* _Material_:
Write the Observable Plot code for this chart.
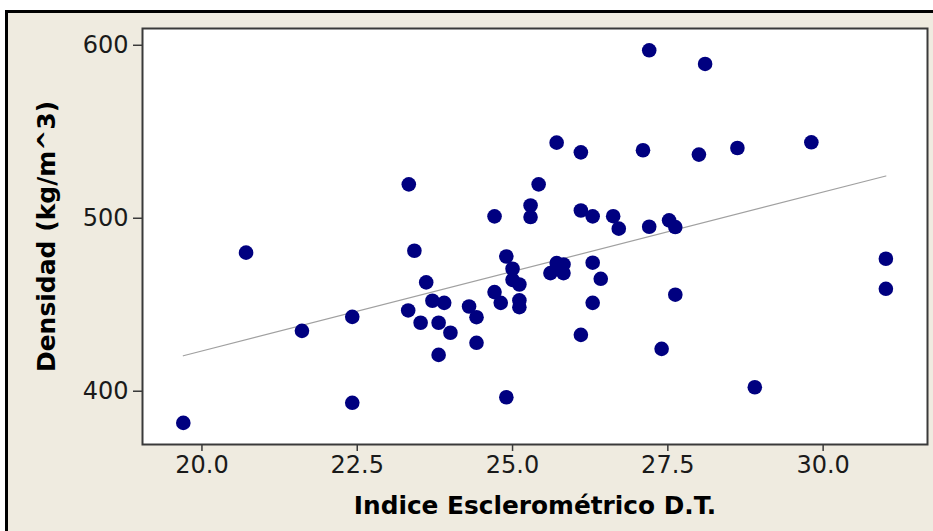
<!DOCTYPE html>
<html>
<head>
<meta charset="utf-8">
<script src="https://cdn.jsdelivr.net/npm/d3@7"></script>
<script src="https://cdn.jsdelivr.net/npm/@observablehq/plot@0.6"></script>
<style>
  html, body { margin: 0; padding: 0; background: #ffffff; }
  #wrap { position: relative; width: 933px; height: 531px; overflow: hidden; }
  #panel { position: absolute; left: 5px; top: 10px; width: 960px; height: 560px;
           box-sizing: border-box; border: 3px solid #000; background: #efebe0; }
  #chart { position: absolute; left: 0; top: 0; }
</style>
</head>
<body>
<div id="wrap"><div id="panel"></div><div id="chart"></div></div>
<script>
// Índice esclerométrico (x) y densidad (y)
const indice = [
  19.70, 20.71, 21.61, 22.42, 22.42, 23.33, 23.32, 23.42, 23.52, 23.61,
  23.71, 23.81, 23.81, 23.90, 24.00, 24.30, 24.42, 24.42, 24.71, 24.71,
  24.81, 24.90, 24.90, 25.00, 25.00, 25.11, 25.11, 25.11, 25.29, 25.29,
  25.42, 25.61, 25.71, 25.71, 25.82, 25.82, 26.10, 26.10, 26.10, 26.29,
  26.29, 26.29, 26.42, 26.62, 26.71, 27.10, 27.20, 27.20, 27.40, 27.52,
  27.62, 27.62, 28.00, 28.10, 28.62, 28.90, 29.81, 31.01, 31.01
];
const densidad = [
  381.7, 480.1, 434.9, 443.0, 393.3, 519.6, 446.7, 481.2, 439.6, 462.9,
  452.3, 439.6, 421.0, 451.1, 433.8, 449.0, 442.8, 428.0, 501.1, 457.3,
  451.1, 477.9, 396.5, 470.8, 464.4, 461.7, 452.5, 448.6, 507.4, 500.7,
  519.6, 468.3, 474.1, 543.7, 473.3, 468.3, 538.1, 504.5, 432.6, 501.1,
  474.3, 451.1, 465.0, 501.2, 494.0, 539.3, 597.1, 495.1, 424.5, 498.8,
  494.9, 455.8, 536.8, 589.2, 540.6, 402.3, 543.9, 476.6, 459.2
];
const xTicks = [20.0, 22.5, 25.0, 27.5, 30.0];
const yTicks = [400, 500, 600];
const xTitle = "Indice Esclerométrico D.T.";
const yTitle = "Densidad (kg/m^3)";

const data = indice.map((x, i) => ({x, y: densidad[i]}));

const font = "'DejaVu Sans', Verdana, sans-serif";

const chart = Plot.plot({
  width: 933,
  height: 531,
  marginLeft: 142,
  marginRight: 6,
  marginTop: 28,
  marginBottom: 87,
  style: {background: "transparent", fontFamily: font, color: "#1a1a1a"},
  x: {domain: [19.043, 31.68], label: null},
  y: {domain: [369.2, 609.7], label: null},
  marks: [
    Plot.frame({fill: "#ffffff"}),
    Plot.linearRegressionY(data, {x: "x", y: "y", stroke: "#a0a0a0", strokeWidth: 1.2, ci: 0}),
    Plot.dot(data, {x: "x", y: "y", r: 7.3, fill: "#000080", stroke: "none"}),
    Plot.frame({stroke: "#3a3a3a", strokeWidth: 2}),
    Plot.axisX({ticks: xTicks, tickFormat: d => d.toFixed(1), tickSize: 7, tickPadding: 4,
                fontSize: 24, stroke: "#3a3a3a", strokeWidth: 1.5, label: null}),
    Plot.axisY({ticks: yTicks, tickFormat: d => String(d), tickSize: 9, tickPadding: 5,
                fontSize: 24, stroke: "#3a3a3a", strokeWidth: 1.5, label: null}),
    Plot.text([xTitle], {frameAnchor: "bottom", dy: 69, text: d => d, fontSize: 24.8,
                textAnchor: "middle", fontWeight: "bold", fill: "#000"}),
    Plot.text([yTitle], {frameAnchor: "left", dx: -96, text: d => d, rotate: -90, fontSize: 25,
                textAnchor: "middle", fontWeight: "bold", fill: "#000"})
  ]
});
document.getElementById("chart").appendChild(chart);
</script>
</body>
</html>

* _What the task requires_:
Reproduce the material word for word, minus the images.

* _Problem solution_:
Write the Observable Plot code for this chart.
<!DOCTYPE html>
<html>
<head>
<meta charset="utf-8">
<script src="https://cdn.jsdelivr.net/npm/d3@7"></script>
<script src="https://cdn.jsdelivr.net/npm/@observablehq/plot@0.6"></script>
<style>
  html, body { margin: 0; padding: 0; background: #ffffff; }
  #wrap { position: relative; width: 933px; height: 531px; overflow: hidden; }
  #panel { position: absolute; left: 5px; top: 10px; width: 960px; height: 560px;
           box-sizing: border-box; border: 3px solid #000; background: #efebe0; }
  #chart { position: absolute; left: 0; top: 0; }
</style>
</head>
<body>
<div id="wrap"><div id="panel"></div><div id="chart"></div></div>
<script>
// Índice esclerométrico (x) y densidad (y)
const indice = [
  19.70, 20.71, 21.61, 22.42, 22.42, 23.33, 23.32, 23.42, 23.52, 23.61,
  23.71, 23.81, 23.81, 23.90, 24.00, 24.30, 24.42, 24.42, 24.71, 24.71,
  24.81, 24.90, 24.90, 25.00, 25.00, 25.11, 25.11, 25.11, 25.29, 25.29,
  25.42, 25.61, 25.71, 25.71, 25.82, 25.82, 26.10, 26.10, 26.10, 26.29,
  26.29, 26.29, 26.42, 26.62, 26.71, 27.10, 27.20, 27.20, 27.40, 27.52,
  27.62, 27.62, 28.00, 28.10, 28.62, 28.90, 29.81, 31.01, 31.01
];
const densidad = [
  381.7, 480.1, 434.9, 443.0, 393.3, 519.6, 446.7, 481.2, 439.6, 462.9,
  452.3, 439.6, 421.0, 451.1, 433.8, 449.0, 442.8, 428.0, 501.1, 457.3,
  451.1, 477.9, 396.5, 470.8, 464.4, 461.7, 452.5, 448.6, 507.4, 500.7,
  519.6, 468.3, 474.1, 543.7, 473.3, 468.3, 538.1, 504.5, 432.6, 501.1,
  474.3, 451.1, 465.0, 501.2, 494.0, 539.3, 597.1, 495.1, 424.5, 498.8,
  494.9, 455.8, 536.8, 589.2, 540.6, 402.3, 543.9, 476.6, 459.2
];
const xTicks = [20.0, 22.5, 25.0, 27.5, 30.0];
const yTicks = [400, 500, 600];
const xTitle = "Indice Esclerométrico D.T.";
const yTitle = "Densidad (kg/m^3)";

const data = indice.map((x, i) => ({x, y: densidad[i]}));

const font = "'DejaVu Sans', Verdana, sans-serif";

const chart = Plot.plot({
  width: 933,
  height: 531,
  marginLeft: 142,
  marginRight: 6,
  marginTop: 28,
  marginBottom: 87,
  style: {background: "transparent", fontFamily: font, color: "#1a1a1a"},
  x: {domain: [19.043, 31.68], label: null},
  y: {domain: [369.2, 609.7], label: null},
  marks: [
    Plot.frame({fill: "#ffffff"}),
    Plot.linearRegressionY(data, {x: "x", y: "y", stroke: "#a0a0a0", strokeWidth: 1.2, ci: 0}),
    Plot.dot(data, {x: "x", y: "y", r: 7.3, fill: "#000080", stroke: "none"}),
    Plot.frame({stroke: "#3a3a3a", strokeWidth: 2}),
    Plot.axisX({ticks: xTicks, tickFormat: d => d.toFixed(1), tickSize: 7, tickPadding: 4,
                fontSize: 24, stroke: "#3a3a3a", strokeWidth: 1.5, label: null}),
    Plot.axisY({ticks: yTicks, tickFormat: d => String(d), tickSize: 9, tickPadding: 5,
                fontSize: 24, stroke: "#3a3a3a", strokeWidth: 1.5, label: null}),
    Plot.text([xTitle], {frameAnchor: "bottom", dy: 69, text: d => d, fontSize: 24.8,
                textAnchor: "middle", fontWeight: "bold", fill: "#000"}),
    Plot.text([yTitle], {frameAnchor: "left", dx: -96, text: d => d, rotate: -90, fontSize: 25,
                textAnchor: "middle", fontWeight: "bold", fill: "#000"})
  ]
});
document.getElementById("chart").appendChild(chart);
</script>
</body>
</html>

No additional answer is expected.